Monday, February 04, 2008

PA DeWeese: In His Own Words: Tax 'n Giveaway

Tax and Give away. The words of Pennsylvania state Democratic leader, H. William DeWeese, may echo all the way to the ballot box. DeWeese doesn't want to embrace a measure proposed by state Republicans, to reduce the state's personal income tax from 3.07 percent to 2.8 percent. Why not. Gotta help those volunteer fire companies, libraries, and senior citizen centers.

Next thing you know there will be a baby car seat center for distribution of new car seats to new mommies so nobody will notice the crumbling state highways and deteriorating local township roads.

And every time our tax dollars - obtained by threat of fines, or tax sale of our residences and businesses for failure to pay non-uniform taxes - are used for these picture-perfect moments that bring tears to our eyes, who's in the photo-op? You? Me?

DeWeese. $1,000 here. $350 there. Whose money is it?
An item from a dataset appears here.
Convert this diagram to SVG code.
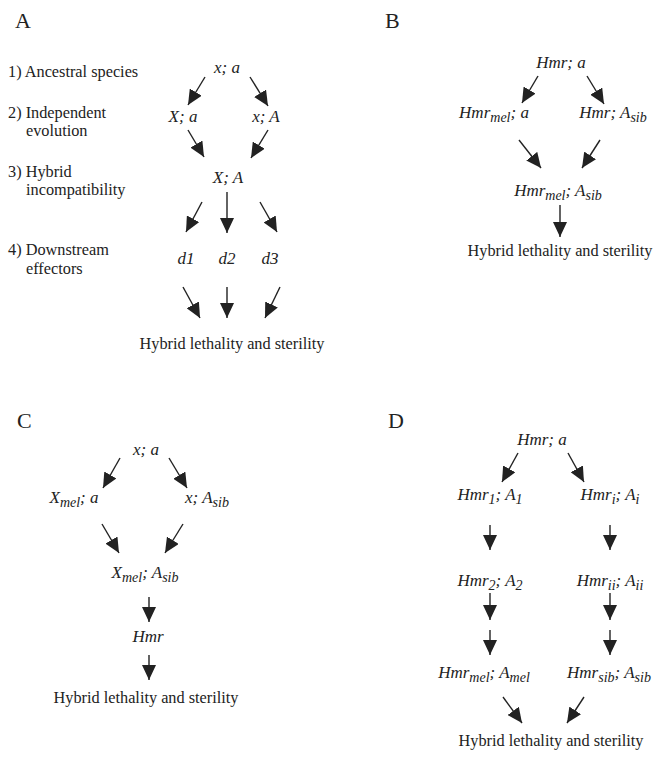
<svg xmlns="http://www.w3.org/2000/svg" width="655" height="758" viewBox="0 0 655 758" font-family="'Liberation Serif', 'DejaVu Serif', serif">
<style>
text{font-family:'Liberation Serif','DejaVu Serif',serif;fill:#222;}
.lab{font-size:22px;}
.t{font-size:16.3px;}
.i{font-size:17px;font-style:italic;text-anchor:middle;}
.s{font-size:14px;}
.c{text-anchor:middle;}
.e{stroke:#222;stroke-width:1.4;fill:none;marker-end:url(#ah);}
</style>
<defs>
<marker id="ah" markerUnits="userSpaceOnUse" markerWidth="16" markerHeight="14" refX="15" refY="7" orient="auto" viewBox="0 0 16 14">
<path d="M0,0 L15,7 L0,14 z" fill="#222"/>
</marker>
</defs>
<rect width="655" height="758" fill="#fff"/>

<!-- Panel A -->
<g id="labelA"><text class="lab" x="15" y="28">A</text></g>
<g id="stepsA">
<text class="t" x="8" y="77">1) Ancestral species</text>
<text class="t" x="8" y="118">2) Independent</text>
<text class="t" x="26" y="136">evolution</text>
<text class="t" x="8" y="177">3) Hybrid</text>
<text class="t" x="26" y="195">incompatibility</text>
<text class="t" x="8" y="255">4) Downstream</text>
<text class="t" x="26" y="274">effectors</text>
</g>
<g id="A_xa"><text class="i" x="227" y="73">x; a</text></g>
<g id="A_Xa"><text class="i" x="183" y="122">X; a</text></g>
<g id="A_xA"><text class="i" x="266" y="122">x; A</text></g>
<g id="A_XA"><text class="i" x="228" y="183">X; A</text></g>
<g id="A_d1"><text class="i" x="186" y="264">d1</text></g>
<g id="A_d2"><text class="i" x="227" y="264">d2</text></g>
<g id="A_d3"><text class="i" x="270" y="264">d3</text></g>
<g id="A_out"><text class="t c" x="232" y="349">Hybrid lethality and sterility</text></g>

<!-- Panel B -->
<g id="labelB"><text class="lab" x="385" y="28">B</text></g>
<g id="B_top"><text class="i" x="561" y="68">Hmr; a</text></g>
<g id="B_mel"><text class="i" x="494" y="118">Hmr<tspan class="s" dy="4">mel</tspan><tspan dy="-4">; a</tspan></text></g>
<g id="B_sib"><text class="i" x="613" y="118">Hmr; A<tspan class="s" dy="4">sib</tspan></text></g>
<g id="B_hyb"><text class="i" x="558" y="196">Hmr<tspan class="s" dy="4">mel</tspan><tspan dy="-4">; A</tspan><tspan class="s" dy="4">sib</tspan></text></g>
<g id="B_out"><text class="t c" x="560" y="256">Hybrid lethality and sterility</text></g>

<!-- Panel C -->
<g id="labelC"><text class="lab" x="17" y="428">C</text></g>
<g id="C_top"><text class="i" x="146" y="455">x; a</text></g>
<g id="C_mel"><text class="i" x="74" y="503">X<tspan class="s" dy="4">mel</tspan><tspan dy="-4">; a</tspan></text></g>
<g id="C_sib"><text class="i" x="207" y="503">x; A<tspan class="s" dy="4">sib</tspan></text></g>
<g id="C_hyb"><text class="i" x="145" y="578">X<tspan class="s" dy="4">mel</tspan><tspan dy="-4">; A</tspan><tspan class="s" dy="4">sib</tspan></text></g>
<g id="C_hmr"><text class="i" x="148" y="642">Hmr</text></g>
<g id="C_out"><text class="t c" x="146" y="703">Hybrid lethality and sterility</text></g>

<!-- Panel D -->
<g id="labelD"><text class="lab" x="388" y="428">D</text></g>
<g id="D_top"><text class="i" x="542" y="445">Hmr; a</text></g>
<g id="D_1"><text class="i" x="490" y="500">Hmr<tspan class="s" dy="4">1</tspan><tspan dy="-4">; A</tspan><tspan class="s" dy="4">1</tspan></text></g>
<g id="D_i"><text class="i" x="610" y="500">Hmr<tspan class="s" dy="4">i</tspan><tspan dy="-4">; A</tspan><tspan class="s" dy="4">i</tspan></text></g>
<g id="D_2"><text class="i" x="490" y="586">Hmr<tspan class="s" dy="4">2</tspan><tspan dy="-4">; A</tspan><tspan class="s" dy="4">2</tspan></text></g>
<g id="D_ii"><text class="i" x="610" y="586">Hmr<tspan class="s" dy="4">ii</tspan><tspan dy="-4">; A</tspan><tspan class="s" dy="4">ii</tspan></text></g>
<g id="D_mel"><text class="i" x="484" y="678">Hmr<tspan class="s" dy="4">mel</tspan><tspan dy="-4">; A</tspan><tspan class="s" dy="4">mel</tspan></text></g>
<g id="D_sib"><text class="i" x="609" y="678">Hmr<tspan class="s" dy="4">sib</tspan><tspan dy="-4">; A</tspan><tspan class="s" dy="4">sib</tspan></text></g>
<g id="D_out"><text class="t c" x="551" y="746">Hybrid lethality and sterility</text></g>

<g id="connectors">
<!-- A -->
<line class="e" x1="205" y1="77" x2="188" y2="105"/>
<line class="e" x1="250" y1="77" x2="268" y2="106"/>
<line class="e" x1="188" y1="130" x2="204" y2="157"/>
<line class="e" x1="268" y1="130" x2="251" y2="158"/>
<line class="e" x1="202" y1="202" x2="186" y2="232"/>
<line class="e" x1="227" y1="192" x2="227" y2="233"/>
<line class="e" x1="260" y1="202" x2="277" y2="232"/>
<line class="e" x1="183" y1="287" x2="200" y2="318"/>
<line class="e" x1="227" y1="287" x2="227" y2="318"/>
<line class="e" x1="280" y1="287" x2="265" y2="318"/>
<!-- B -->
<line class="e" x1="538" y1="76" x2="522" y2="103"/>
<line class="e" x1="587" y1="76" x2="604" y2="104"/>
<line class="e" x1="519" y1="140" x2="541" y2="168"/>
<line class="e" x1="600" y1="140" x2="582" y2="168"/>
<line class="e" x1="560" y1="205" x2="560" y2="237"/>
<!-- C -->
<line class="e" x1="120" y1="458" x2="103" y2="488"/>
<line class="e" x1="169" y1="458" x2="187" y2="488"/>
<line class="e" x1="102" y1="524" x2="119" y2="553"/>
<line class="e" x1="183" y1="524" x2="165" y2="553"/>
<line class="e" x1="149" y1="597" x2="149" y2="622"/>
<line class="e" x1="149" y1="655" x2="149" y2="680"/>
<!-- D -->
<line class="e" x1="518" y1="453" x2="502" y2="482"/>
<line class="e" x1="568" y1="453" x2="584" y2="482"/>
<line class="e" x1="490" y1="525" x2="490" y2="550"/>
<line class="e" x1="610" y1="525" x2="610" y2="550"/>
<line class="e" x1="490" y1="593" x2="490" y2="620"/>
<line class="e" x1="610" y1="593" x2="610" y2="620"/>
<line class="e" x1="490" y1="630" x2="490" y2="655"/>
<line class="e" x1="610" y1="630" x2="610" y2="655"/>
<line class="e" x1="503" y1="697" x2="522" y2="723"/>
<line class="e" x1="584" y1="697" x2="567" y2="723"/>
</g>
</svg>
Looks like DeWeese's and the other state lawmakers the way they dole it out - right. Well no. It looks like somebody else's the way they divvy it about. Just around election time, too, we usually see the handshaking every other day at the fire companies, libraries, and senior citizen centers, and baby car seat pick-up centers. Coincidence.

DeWeese doesn't understand the reason to lower the personal income tax for everybody in the state who pays it is to encourage spending because people have more money in their own pockets to spend. That spending stimulates the economy. That economy grows.
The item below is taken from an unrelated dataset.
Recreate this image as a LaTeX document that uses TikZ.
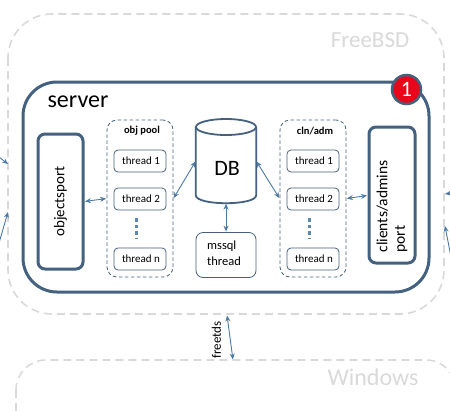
\documentclass[tikz,border=0pt]{standalone}
\usepackage{fontspec}
\setmainfont{Carlito}
\usetikzlibrary{shapes.geometric,arrows.meta,calc}
\definecolor{frameblue}{HTML}{44617F}
\definecolor{arrowblue}{HTML}{4C7AA6}
\definecolor{dashgrey}{HTML}{D9D9D9}
\definecolor{osgrey}{HTML}{D9D9D9}
\definecolor{badgered}{HTML}{E8071A}
\tikzset{
  x=1pt,y=-1pt,
  osbox/.style={draw=dashgrey,line width=1.6pt,dash pattern=on 8pt off 5pt,rounded corners=44pt},
  oslabel/.style={text=osgrey,inner sep=0pt},
  serverbox/.style={draw=frameblue,line width=3pt,rounded corners=34pt,fill=white},
  portbox/.style={draw=frameblue,line width=3pt,rounded corners=7pt,inner sep=0pt},
  poolbox/.style={draw=frameblue,line width=.8pt,dashed,dash pattern=on 3.5pt off 2.5pt,rounded corners=10pt},
  threadbox/.style={draw=frameblue,line width=.8pt,rounded corners=4pt,minimum width=52pt,minimum height=22pt,inner sep=0pt,font=\fontsize{11}{13}\selectfont},
  pooltitle/.style={font=\fontsize{10.5}{12}\selectfont\bfseries,inner sep=0pt},
  link/.style={draw=arrowblue,line width=.9pt,{Stealth[length=6pt,width=5pt]}-{Stealth[length=6pt,width=5pt]},shorten >=.5pt,shorten <=.5pt},
  oneway/.style={draw=arrowblue,line width=.9pt,-{Stealth[length=6pt,width=5pt]}},
  dotsline/.style={draw=arrowblue!90,line width=3.5pt,dash pattern=on 3.2pt off 3.3pt},
  dbline/.style={draw=frameblue,line width=1.8pt},
}
\begin{document}
\begin{tikzpicture}
\useasboundingbox (0,0) rectangle (450,410);
\clip (0,0) rectangle (450,410);
% OS frames
\draw[osbox] (8,14) rectangle (444,314);
\coordinate (fbw1) at (8,164);
\coordinate (fbw2) at (8,212);
\coordinate (fbe1) at (445,194);
\coordinate (fbe2) at (445,226);
\coordinate (fbs) at (227,315);
\draw[osbox,rounded corners=30pt] (16,360) rectangle (456,450);
\coordinate (wn) at (233,360);
\node[oslabel,anchor=center,font=\fontsize{23}{25}\selectfont] (freebsd) at (370,40) {FreeBSD};
\node[oslabel,anchor=center,font=\fontsize{24}{26}\selectfont] (windows) at (373,377.5) {Windows};
% server
\draw[serverbox] (23,82) rectangle (429,292);
\node[anchor=center,inner sep=0pt,font=\fontsize{24}{26}\selectfont] (server) at (78,102) {server};
\node[circle,draw=frameblue,line width=2.5pt,fill=badgered,minimum size=29pt,inner sep=0pt,text=white,font=\fontsize{22}{24}\selectfont] (badge) at (406.5,89.5) {1};
% ports
\node[portbox,minimum width=45pt,minimum height=135pt] (objport) at (60.5,201.5) {};
\node[rotate=90,inner sep=0pt,font=\fontsize{15}{17}\selectfont] (objlabel) at (60.5,201.5) {objectsport};
\node[portbox,minimum width=46pt,minimum height=136pt] (cliport) at (392,195) {};
\node[rotate=90,inner sep=0pt,align=left,font=\fontsize{15.5}{17.5}\selectfont] (clilabel) at (392,206.5) {clients/admins\\port};
% pools
\node[poolbox,minimum width=66pt,minimum height=157pt] (pool) at (140,198.5) {};
\node[pooltitle] (pooltitle) at (142,131) {obj pool};
\node[threadbox] (p1) at (140,161) {\hspace{2pt}thread 1};
\node[threadbox] (p2) at (140,199) {\hspace{2pt}thread 2};
\node[threadbox] (pn) at (140,259) {\hspace{2pt}thread n};
\node[poolbox,minimum width=66pt,minimum height=157pt] (cln) at (313,198.5) {};
\node[pooltitle] (clntitle) at (315,131) {cln/adm};
\node[threadbox] (c1) at (313,161) {\hspace{2pt}thread 1};
\node[threadbox] (c2) at (313,199) {\hspace{2pt}thread 2};
\node[threadbox] (cn) at (313,259) {\hspace{2pt}thread n};
\draw[dotsline] ($(p2.south)+(-3.5,8)$) -- ($(pn.north)+(-3.5,-8.5)$);
\draw[dotsline] ($(c2.south)+(-3.5,8)$) -- ($(cn.north)+(-3.5,-8.5)$);
% DB
\node[minimum width=60pt,minimum height=84pt,inner sep=0pt] (db) at (226,161) {};
\draw[dbline] (226,127) ellipse [x radius=30pt,y radius=8pt];
\draw[dbline] ($(db.north west)+(0,8)$) -- ($(db.south west)+(0,-8)$)
  .. controls ($(db.south west)+(0,2.7)$) and ($(db.south east)+(0,2.7)$) .. ($(db.south east)+(0,-8)$)
  -- ($(db.north east)+(0,8)$);
\node[inner sep=0pt,font=\fontsize{22}{24}\selectfont] (dblabel) at (227,168) {DB};
\node[draw=frameblue,line width=.8pt,rounded corners=7pt,minimum width=60pt,minimum height=45pt,inner sep=0pt] (mssql) at (226,255) {};
\node[inner sep=0pt,align=left,font=\fontsize{12.5}{16}\selectfont] (mssqllabel) at (224,253) {mssql\\thread};
% external links
\coordinate (xw1) at (-1,157);
\coordinate (xw2) at (-1,243);
\coordinate (xe1) at (452,193);
\coordinate (xe2) at (452,262);
\draw[oneway] (xw1) -- (fbw1);
\draw[oneway] (xw2) -- (fbw2);
\draw[oneway] (xe1) -- (fbe1);
\draw[oneway] (xe2) -- (fbe2);
% links
\draw[link] (objport.east) -- (pool.west);
\draw[link] (pool.east) -- (db.west);
\draw[link] (db.east) -- (cln.west);
\draw[link] (cln.east) -- ($(cliport.west)+(0,.5)$);
\draw[link] (db.south) -- (mssql.north);
\draw[link] (fbs) -- (wn);
\node[rotate=90,inner sep=0pt,font=\fontsize{13}{15}\selectfont] (freetds) at (216.5,340) {freetds};
\end{tikzpicture}
\end{document}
What an oxymoron of a headline. Lawmakers expect modest budget. Modest budget in Pennsylvania? When there's a so-called surplus? That means there's more money these people are taking in than even they can find reason to spend right away. So they're reserving the right to spend it instead of giving it back to the people they took it from.

(Net the Truth Online)

Lawmakers expect modest budget
Updated 02/03/2008 09:00:35 PM EST
By Kori Walter For the Herald-Standard

HARRISBURG - With a national economic slowdown and major pieces of Gov. Ed Rendell's 2007 agenda still unfinished, state lawmakers expect the governor to deliver a fairly modest 2008-2009 budget proposal on Tuesday.
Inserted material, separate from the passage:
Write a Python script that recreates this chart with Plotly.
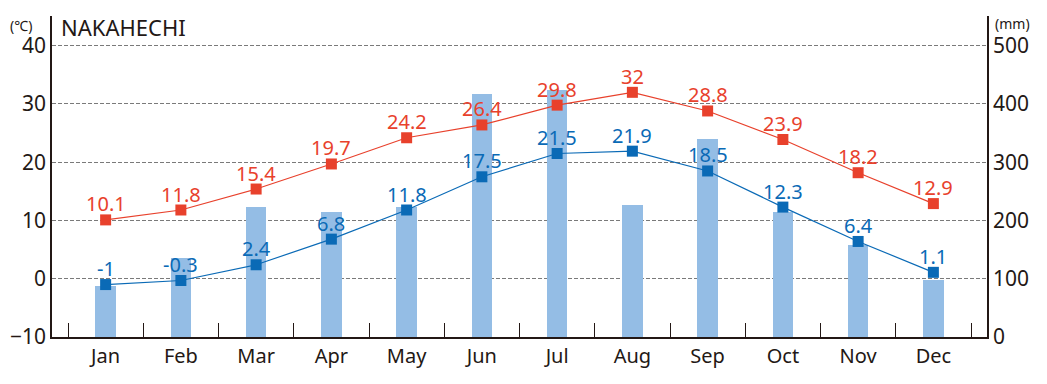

No major new programs, spending or taxes.

House Majority Leader Bill DeWeese, D-Waynesburg, raised doubts about whether Rendell will heed some Republican lawmakers' calls for reducing the state's 3.07 percent personal income tax to 2.8 percent.

"One must realize, of course, if we are going to have a state helping our volunteer fire companies and libraries and senior citizen centers, then we will have to weigh whether it's prudent to look for a small tax decrease or to target a limited state surplus toward a variety of worthy causes," he said.